When that electron penetrates the magnetic field, it will align its spin such that its z-component will yield the value of +ℏ/2 along the z-axis, a spin up, which can be represented as:
Here’s another electron about to penetrate the magnetic field:
This time it will anti-align with the magnetic field, with a spin value of -ℏ/2, a spin down.
On the whole, 50% of the electrons will align with the magnetic field (spin =+ℏ/2, or up), and 50% will anti-align (spin = -ℏ/2, or down).
Comments
(1) Note that before the measurement, the spin of an electron can be in any direction. Passing the electron through the magnetic field forces the electron to change its spin orientation such that it either aligns or anti-aligns with its z-component to be ± ℏ/2. This is what distinguishes quantum physics from classical physics: the act of measuring a quantity will disturb the system.
(2) The other components of the spin are indeterminate: if I were to pass these electrons into another magnetic field, say aligned with the x-axis, again I will find that 50% of the electrons will align with the magnetic field (spin = +ℏ/2), and 50% will anti-align (spin = -ℏ/2), this time along the x-axis. I will no longer know what the spin along the z-axis is.
(3) One way to mathematically represent this quantum system (read, the wave function) is this:
| ψ> = 1/(2^{½}) (| ↑ > + | ↓ >).
Now this is called a superposition of two quantum states, the up and down states. Note that if I want to calculate the probability that the electron has a spin up, I take the product of the vector | ↑ > with the wave function | ψ>, and square that.
P = |< ↑| ψ >|^{2}
= 1/2 [< ↑ | { | ↑ > + | ↓ > }]^{2}
=1/2 [{ < ↑ | ↑ > + < ↑ | ↓ > }]^{2}
Using the orthogonality condition, < ↑ | ↑ > = 1 and < ↑ | ↓ > =0, we get,
P=1/2, or 50%, which is what is observed in the lab.

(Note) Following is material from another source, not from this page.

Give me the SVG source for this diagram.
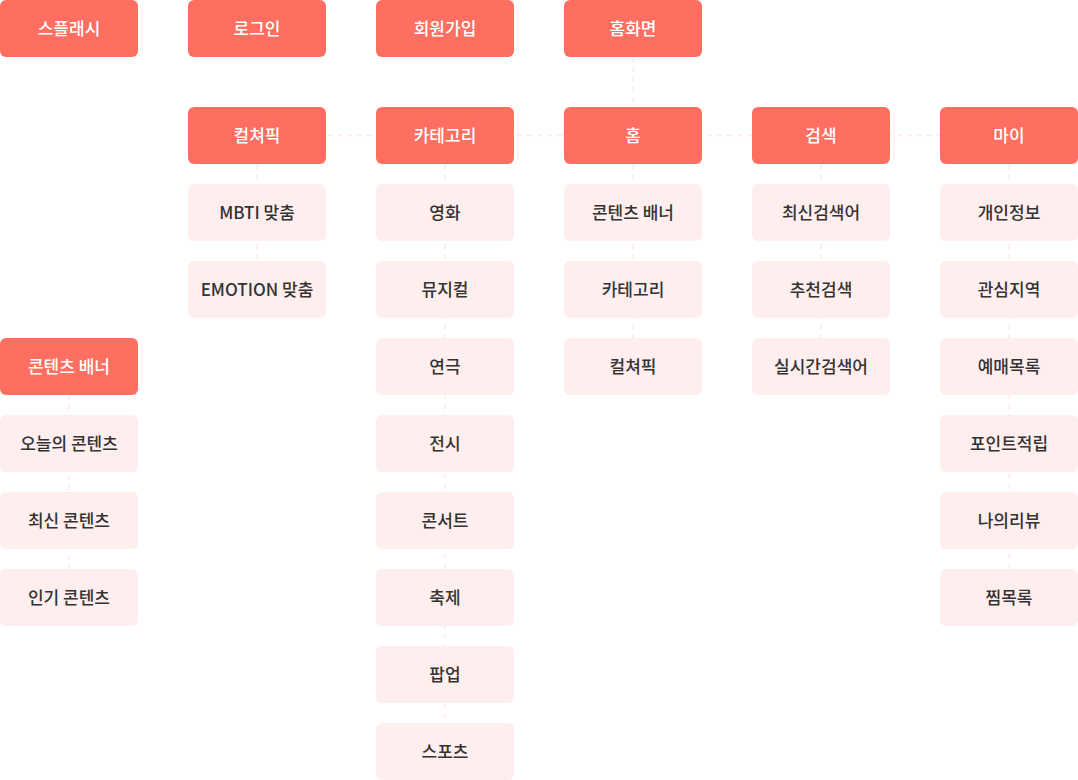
<svg xmlns="http://www.w3.org/2000/svg" width="1078" height="780" viewBox="0 0 1078 780">
<style>
.h rect{fill:#FF6F61}
.s rect{fill:#FFEEEE}
.h text{fill:#FFFFFF}
.s text{fill:#333333}
text{font-family:"Noto Sans CJK KR","Noto Sans",sans-serif;font-size:17px;font-weight:500;text-anchor:middle;dominant-baseline:central}
.c line{stroke:#FDEAE8;stroke-width:1.5;stroke-dasharray:5 5;fill:none}
</style>
<rect width="1078" height="780" fill="#FFFFFF"/>
<g class="c" id="connectors">
<line x1="257" y1="135.5" x2="1009" y2="135.5"/>
<line x1="633" y1="57" x2="633" y2="107"/>
<line x1="257" y1="164" x2="257" y2="261"/>
<line x1="445" y1="164" x2="445" y2="723"/>
<line x1="633" y1="164" x2="633" y2="338"/>
<line x1="821" y1="164" x2="821" y2="338"/>
<line x1="1009" y1="164" x2="1009" y2="569"/>
<line x1="69" y1="395" x2="69" y2="569"/>
</g>
<g id="n-splash" class="h"><rect x="0" y="0" width="138" height="57" rx="6"/><text x="69" y="27">스플래시</text></g>
<g id="n-login" class="h"><rect x="188" y="0" width="138" height="57" rx="6"/><text x="257" y="27">로그인</text></g>
<g id="n-signup" class="h"><rect x="376" y="0" width="138" height="57" rx="6"/><text x="445" y="27">회원가입</text></g>
<g id="n-homescreen" class="h"><rect x="564" y="0" width="138" height="57" rx="6"/><text x="633" y="27">홈화면</text></g>

<g id="n-culture" class="h"><rect x="188" y="107" width="138" height="57" rx="6"/><text x="257" y="134">컬쳐픽</text></g>
<g id="n-category" class="h"><rect x="376" y="107" width="138" height="57" rx="6"/><text x="445" y="134">카테고리</text></g>
<g id="n-home" class="h"><rect x="564" y="107" width="138" height="57" rx="6"/><text x="633" y="134">홈</text></g>
<g id="n-search" class="h"><rect x="752" y="107" width="138" height="57" rx="6"/><text x="821" y="134">검색</text></g>
<g id="n-my" class="h"><rect x="940" y="107" width="138" height="57" rx="6"/><text x="1009" y="134">마이</text></g>

<g id="n-mbti" class="s"><rect x="188" y="184" width="138" height="57" rx="6"/><text x="257" y="211">MBTI 맞춤</text></g>
<g id="n-emotion" class="s"><rect x="188" y="261" width="138" height="57" rx="6"/><text x="257" y="288">EMOTION 맞춤</text></g>

<g id="n-movie" class="s"><rect x="376" y="184" width="138" height="57" rx="6"/><text x="445" y="211">영화</text></g>
<g id="n-musical" class="s"><rect x="376" y="261" width="138" height="57" rx="6"/><text x="445" y="288">뮤지컬</text></g>
<g id="n-play" class="s"><rect x="376" y="338" width="138" height="57" rx="6"/><text x="445" y="365">연극</text></g>
<g id="n-exhibit" class="s"><rect x="376" y="415" width="138" height="57" rx="6"/><text x="445" y="442">전시</text></g>
<g id="n-concert" class="s"><rect x="376" y="492" width="138" height="57" rx="6"/><text x="445" y="519">콘서트</text></g>
<g id="n-festival" class="s"><rect x="376" y="569" width="138" height="57" rx="6"/><text x="445" y="596">축제</text></g>
<g id="n-popup" class="s"><rect x="376" y="646" width="138" height="57" rx="6"/><text x="445" y="673">팝업</text></g>
<g id="n-sports" class="s"><rect x="376" y="723" width="138" height="57" rx="6"/><text x="445" y="750">스포츠</text></g>

<g id="n-home-banner" class="s"><rect x="564" y="184" width="138" height="57" rx="6"/><text x="633" y="211">콘텐츠 배너</text></g>
<g id="n-home-category" class="s"><rect x="564" y="261" width="138" height="57" rx="6"/><text x="633" y="288">카테고리</text></g>
<g id="n-home-culture" class="s"><rect x="564" y="338" width="138" height="57" rx="6"/><text x="633" y="365">컬쳐픽</text></g>

<g id="n-recent-search" class="s"><rect x="752" y="184" width="138" height="57" rx="6"/><text x="821" y="211">최신검색어</text></g>
<g id="n-recommend-search" class="s"><rect x="752" y="261" width="138" height="57" rx="6"/><text x="821" y="288">추천검색</text></g>
<g id="n-realtime-search" class="s"><rect x="752" y="338" width="138" height="57" rx="6"/><text x="821" y="365">실시간검색어</text></g>

<g id="n-profile" class="s"><rect x="940" y="184" width="138" height="57" rx="6"/><text x="1009" y="211">개인정보</text></g>
<g id="n-region" class="s"><rect x="940" y="261" width="138" height="57" rx="6"/><text x="1009" y="288">관심지역</text></g>
<g id="n-booking" class="s"><rect x="940" y="338" width="138" height="57" rx="6"/><text x="1009" y="365">예매목록</text></g>
<g id="n-points" class="s"><rect x="940" y="415" width="138" height="57" rx="6"/><text x="1009" y="442">포인트적립</text></g>
<g id="n-review" class="s"><rect x="940" y="492" width="138" height="57" rx="6"/><text x="1009" y="519">나의리뷰</text></g>
<g id="n-wishlist" class="s"><rect x="940" y="569" width="138" height="57" rx="6"/><text x="1009" y="596">찜목록</text></g>

<g id="n-banner" class="h"><rect x="0" y="338" width="138" height="57" rx="6"/><text x="69" y="365">콘텐츠 배너</text></g>
<g id="n-today" class="s"><rect x="0" y="415" width="138" height="57" rx="6"/><text x="69" y="442">오늘의 콘텐츠</text></g>
<g id="n-latest" class="s"><rect x="0" y="492" width="138" height="57" rx="6"/><text x="69" y="519">최신 콘텐츠</text></g>
<g id="n-popular" class="s"><rect x="0" y="569" width="138" height="57" rx="6"/><text x="69" y="596">인기 콘텐츠</text></g>
</svg>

(4) Now here comes the real crunch. Writing | ψ> = 1/(2^{½}) (| ↑ > + | ↓ >) is called a superposition but it’s not meant to mean that the electron “lives” simultaneously in two states and can’t make up its “mind” in which one it wants to live. Those states do not represent ordinary vectors of real objects - like velocities, acceleration, forces, which was a crucial point that was mentioned above. If it were the case, then since these two vectors are equal in magnitude and opposite in direction I would be able to claim,
| ↑ > = (-1) | ↓ >,
and the orthogonality condition would no longer hold, and P would not equal to 50% - actually it would turn out to be zero!!! What needs to be reminded is that the two vectors, | ↑ > and | ↓ > represent possible states, and the beauty of it all is that they form a complete set of orthogonal unit vectors, in an abstract space called the Hilbert space, which provides a powerful method of calculating probabilities.
Appendix
A word on semantics: note that I used the word "apparatus" when that word description is NOT needed. For instance at the LHC, one thinks of two beam interacting (colliding), and not as one beam interacting with an apparatus - the second beam. Similarly, the beam of electrons described above are interacting with a magnetic field (the "apparatus"). Hence, the whole concept of "wave function collapse" is totally unnecessary. The so-called measurement between a microscopic system and a macroscopic system is illusive as it never happens, it is always a microscopic system interacting with another microscopic system. And the wave function cannot collapse as it is not a function of a real wave. Also, there is no need of hidden variables or "beables". QM can do very well without this extra baggage.